Le point commun est la détresse de ces êtres, visiblement abrutis et ralentis par les traitements dont certains ne comprennent même pas de quelle mesure ils font l'objet, pourquoi ils sont là, pourquoi ils passent devant un tribunal. Certains parlent d'abus de pouvoir et d'emploi excessif de la force. A ce titre le récit (parmi d'autres) de la frêle dame qui travaille à Orange, ceinturée par 12 personnes, dépossédée en 2 minutes de tous ses effets personnels est glaçant.

Face à eux et alternativement, 4 juges, 2 femmes et 2 hommes. A l'exception d'un (le barbu) manifestement pressé d'en finir, il coupe la parole de ses interlocuteurs, sans doute a-t-il la bonne distance pour exercer son ingrat métier, j'ai trouvé les 3 autres juges assez impressionnants dans leur tentative parfois délicate d'être le plus clair possible, leur douceur, leur pédagogie et leur empathie.

Si à deux ou trois reprises il n'est pas interdit de sourire lorsque ce patient, comme un enfant sage, essaie de bien se comporter et emploie des "votre honneur" pour s'adresser au juge, cet autre  (incroyablement cinégénique il faut le reconnaître, plus crédible qu'un personnage de fiction...) pressé de sortir car il a un parti politique à créer et déclare "dans mon parti je supprimerai les psychiatres", je dois dire que je suis sortie en larmes de la projection. Toute cette détresse est la plupart du temps insupportable et le discours "j'ai la folie d'un être humain", "je ne vous entends pas, il y a des voix dans ma tête" bouleversant, mais la plupart des personnes que l'on découvre se sent victime d'une injustice.

En exergue du film, cette phrase de Michel Foucault : "De l'homme à l'homme vrai, le chemin passe par l'homme fou".

Commentaires

  • Très belle et très juste citation. J'en suis sortie en me disant que nous étions tous fous, et susceptibles de basculer.
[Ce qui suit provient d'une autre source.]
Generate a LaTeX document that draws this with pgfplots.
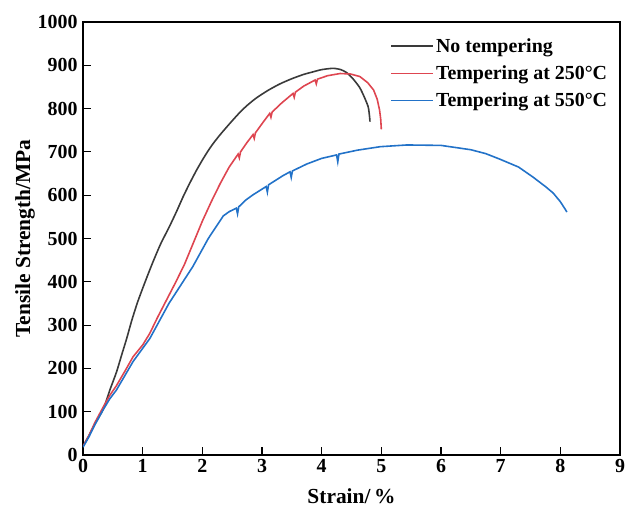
\documentclass[border=0pt]{standalone}
\usepackage{fontspec}
\setmainfont{Liberation Serif}
\usepackage{pgfplots}
\pgfplotsset{compat=1.18}
\definecolor{cblack}{HTML}{3A3A3A}
\definecolor{cred}{HTML}{DE4550}
\definecolor{cblue}{HTML}{2272C8}
\begin{document}
\begin{tikzpicture}
\useasboundingbox (-83bp,-55bp) rectangle (543bp,455bp);
\begin{axis}[
  scale only axis,
  width=537bp, height=433bp,
  xmin=0, xmax=9, ymin=0, ymax=1000,
  xtick={0,1,...,9}, ytick={0,100,...,1000},
  axis line style={line width=1.4pt, black},
  xtick style={line width=1.1pt, draw=black},
  ytick style={line width=1.1pt, draw=black},
  tick align=inside,
  major tick length=8bp,
  xtick pos=bottom,
  ytick pos=left,
  /pgf/number format/assume math mode=true,
  /pgf/number format/set thousands separator={},
  tick label style={font=\bfseries\fontsize{20}{22}\selectfont},
  xticklabel style={yshift=-1bp},
  yticklabel style={xshift=-2bp},
  xlabel={Strain/\,\%},
  ylabel={Tensile Strength/MPa},
  label style={font=\bfseries\fontsize{21.5}{24}\selectfont},
  xlabel style={at={(axis description cs:0.5,0)}, anchor=north, yshift=-30bp},
  ylabel style={at={(axis description cs:-0.108,0.5)}, anchor=center},
  legend style={at={(0.567,0.972)}, anchor=north west, draw=none, fill=none,
    font=\bfseries\fontsize{20}{22}\selectfont, row sep=8bp,
    cells={anchor=west}},
  legend image code/.code={\draw[#1, line width=1.4pt] (0bp,0bp) -- (42bp,0bp);},
]
\addplot[cblack, line width=1.6pt, smooth, tension=0.4] coordinates {
(0,20) (0.1,45) (0.2,72) (0.34,106) (0.45,150) (0.56,191) (0.65,232) (0.73,268)
(0.82,312) (0.92,355) (1.05,403) (1.17,445) (1.3,487) (1.45,528) (1.57,563)
(1.68,597) (1.79,628) (1.9,657) (2.0,681) (2.09,701) (2.18,719) (2.3,740)
(2.45,764) (2.6,787) (2.74,806) (2.9,824) (3.1,842) (3.3,857) (3.5,869)
(3.7,879) (3.86,885) (4.0,890) (4.19,893) (4.32,890) (4.42,883) (4.53,868)
(4.64,848) (4.72,825) (4.78,804) (4.80,785) (4.81,770)
};
\addlegendentry{No tempering}
\addplot[cred, line width=1.6pt] coordinates {
(0,20) (0.1,45) (0.2,75) (0.34,111) (0.45,138) (0.56,160) (0.7,193) (0.84,227)
(1.0,254) (1.12,281) (1.25,318) (1.40,358) (1.55,398) (1.7,440) (1.85,490)
(2.0,540) (2.15,585) (2.3,627) (2.45,665) (2.6,695) (2.62,686) (2.64,700)
(2.74,720) (2.85,740) (2.87,731) (2.89,744) (3.0,765) (3.13,789) (3.15,780)
(3.17,792) (3.33,813) (3.52,835) (3.54,826) (3.56,838) (3.7,852) (3.89,866)
(3.91,857) (3.93,868) (4.1,876) (4.31,881) (4.48,880) (4.64,874) (4.77,860)
(4.87,843) (4.93,822) (4.97,797) (4.99,775) (5.0,752)
};
\addlegendentry{Tempering at 250°C}
\addplot[cblue, line width=1.6pt] coordinates {
(0,18) (0.1,42) (0.2,70) (0.34,105) (0.45,130) (0.56,150) (0.7,183) (0.84,216)
(1.12,269) (1.44,350) (1.84,435) (2.1,500) (2.23,527) (2.35,552) (2.45,562)
(2.57,570) (2.59,557) (2.61,573) (2.72,588) (2.85,601) (3.07,620) (3.09,607)
(3.11,624) (3.35,645) (3.47,654) (3.49,641) (3.51,656) (3.75,672) (4.0,685)
(4.25,693) (4.27,677) (4.29,695) (4.6,704) (4.98,712) (5.43,716) (6.0,715)
(6.5,705) (6.75,696) (6.99,683) (7.3,665) (7.54,642) (7.75,620) (7.88,605)
(8.0,585) (8.08,568) (8.11,561)
};
\addlegendentry{Tempering at 550°C}
\end{axis}
\end{tikzpicture}
\end{document}
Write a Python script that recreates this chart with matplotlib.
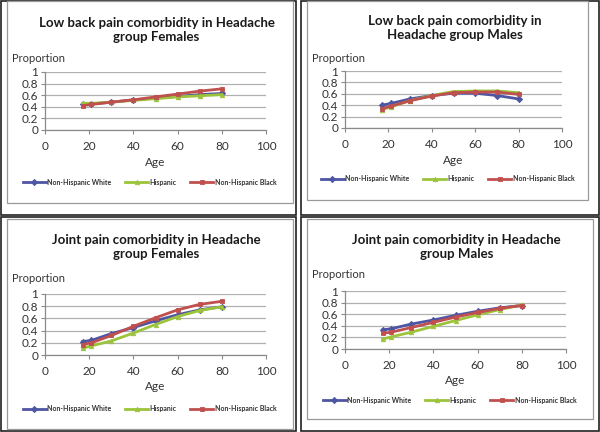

Ce documentaire est très beau, très juste et très humain. Mais désolant aussi.
    Une vraie claque, clairement ... Bravo Depardon, quel humaniste !

  • Cet homme est incroyable. Surtout son regard sur l'humanité. Il m'épate.
    J'espère que tu as vu ses autres films.

  • J'ai vu quelques unes de ses expo, j'ai vu aussi Les habitants.

  • Super. Quand on a vu un film ou deux, on ne peut plus s'en passer !

  • Dis donc, ça ferait un diptyque avec le "Titicut follies" que j'ai vu il y a peu.
    Il faut que je découvre Depardon autrement que par ses photos !

  • Je ne connais Titicut.

  • Je vais y aller cette semaine. Je m'attends à du costaud, mais venant de Depardon, on n'attend pas autre chose. Et la régression actuelle du côté de l'HP est vraiment inquiétante.

  • Je ne connais pas l'état de L'HP et espère ne jamais le connaitre... Tu es prévenue tu vas être secouée!

  • Quelle folie d'être passé à côté de ce film en salle ! heureusement, le service public (à une heure scandaleusement tardive néanmoins) m'a offert une deuxième chance. Et je dois dire que je ne regrette pas ce passage chez le juge !
    Tu as tout dit, de l'émotion qui nous étreint à cette ambiance pesante qui règne sur les lieux (ce magistral plan séquence d'ouverture, comme dans un immense vaisseau silencieux, comme si d'Alien aux aliénés il n'y avait qu'un saut dans l'espace). J'étais sanglé dans mon fauteuil, comme sous emprise.